La Bibliothèque du Louvre possède, sous le no 153, un manuscrit, petit in-4o, de 708 pages, entièrement écrit de la main de Vauvenargues. Il est composé d’une série de cahiers de grandeur inégale ; la pagination, faite après coup, n’en est pas toujours exacte ; par exemple, un Discours, commencé à la page 564, s’achève à la page 541. De plus, ce volume, mêlé de brouillons et de mises au net, est d’un dépouillement difficile : il faut chercher la version définitive d’un même morceau répété jusqu’à six ou huit fois, souvent sous des titres divers ; puis, quand on l’a trouvée, il faut reprendre, dans les versions préparatoires, les variantes qu’elles peuvent contenir. Non-seulement Vauvenargues revient sur ses idées avec une persistance qui en multiplie les expressions ; mais il en change, à tout moment, l’ordre ou la destination : c’est ainsi que telle page, placée d’abord dans une Préface, se retrouve ensuite dans un Discours, et qu’il faut prendre garde aux doubles emplois reprochés, à juste titre, aux éditions précédentes. Cependant, si confuse qu’elle soit, comment, depuis plus d’un siècle, une mine aussi riche après tout, n’avait-elle pas été exploitée ? C’est que les éditeurs, en général, contents de ce qu’ils ont, ne s’inquiètent pas de ce qui leur manque ; c’est qu’au temps de Suard, pour ne parler que de lui, l’éditeur se croyait quitte envers l’auteur, quand il en avait donné au public un texte plus ou moins pur, précédé d’une notice plus ou moins exacte ; c’est qu’enfin, pour tirer parti de la plupart des cahiers du Louvre, il fallait pouvoir les mettre en regard de manuscrits plus corrects ou plus achevés.

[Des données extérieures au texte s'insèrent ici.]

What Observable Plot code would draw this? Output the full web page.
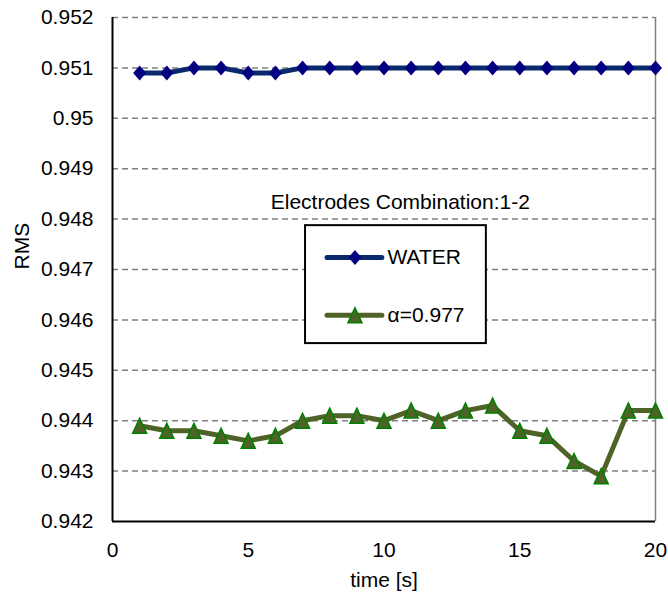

Heureusement, ces moyens de contrôle ne m’ont pas manqué. Les ouvrages de Vauvenargues ne sont pas nombreux ; mais il en faisait, pour ses amis et ses correspondants[1], de nombreuses copies, répandues aujourd’hui dans les collections particulières. Il est rare qu’elles soient entièrement identiques ; elles donnent presque toutes, non-seulement

  1. Voir la note de la page XXII de l’Éloge de Vaugenargues.